Our aim is to extend the method to knowledge graphs. Hopefully, in this setting, the resulting motifs will be easier for domain experts to evaluate.

7 Conclusion

We have presented a novel method for finding network motifs. Our method has several advantages over the traditional approach, that make it suitable for large graphs.

  • While the traditional approach requires a search for instances of a motif over many graphs sampled from the null model, ours requires such a search only on the data.

  • The search does not need to find all instances of a motif, or make an accurate approximation of their frequency. We only require as many instances as can be found with the resources available. For large graphs, a relatively small number of instances may suffice to prove some motifs significant.

  • This also allows us to retain a list of exactly those instances that made the subgraph a relevant motif. These can then be inspected by a domain-expert to establish whether the motif truly represents a “functional unit”.

  • Given sufficiently strong evidence, a single test can be used to eliminate multiple null models.

  • The resulting relevance can be used to compare the significance of motifs of different sizes in a meaningful way.

  • If a motif allows for good compression, extremely low p-values can be reliably computed. Note that the traditional method requires more samples for lower p-values.

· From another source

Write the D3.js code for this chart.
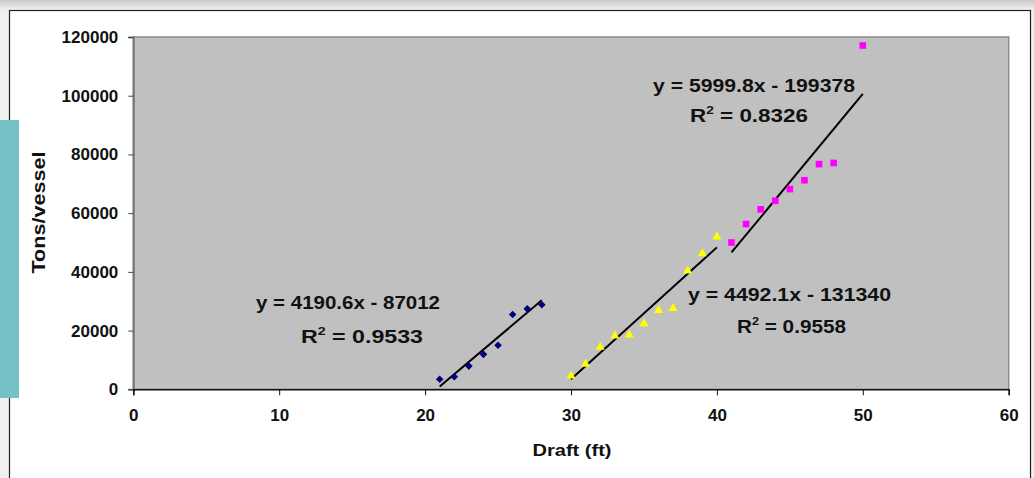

Finally, we hope that our approach is illustrative of the general benefit of MDL techniques in the analysis of complex graphs. In conventional graph analysis a researcher often starts with a structural property that is observed in a graph, and then attempts to construct a process which generates graphs with that structural property. A case in point is the property of scale-freeness and the preferential attachment algorithm that was introduced to explain it (Albert and Barabási 2002).

The correspondence between codes and probability distributions allows us instead to build models based on a description method for graphs. The trick then becomes to find a code that efficiently describes those graphs possessing the relevant property, instead of finding a process that is likely to generate such graphs. For many properties, such as cliques, communities, motifs or specific degree sequences, such a code readily suggests itself.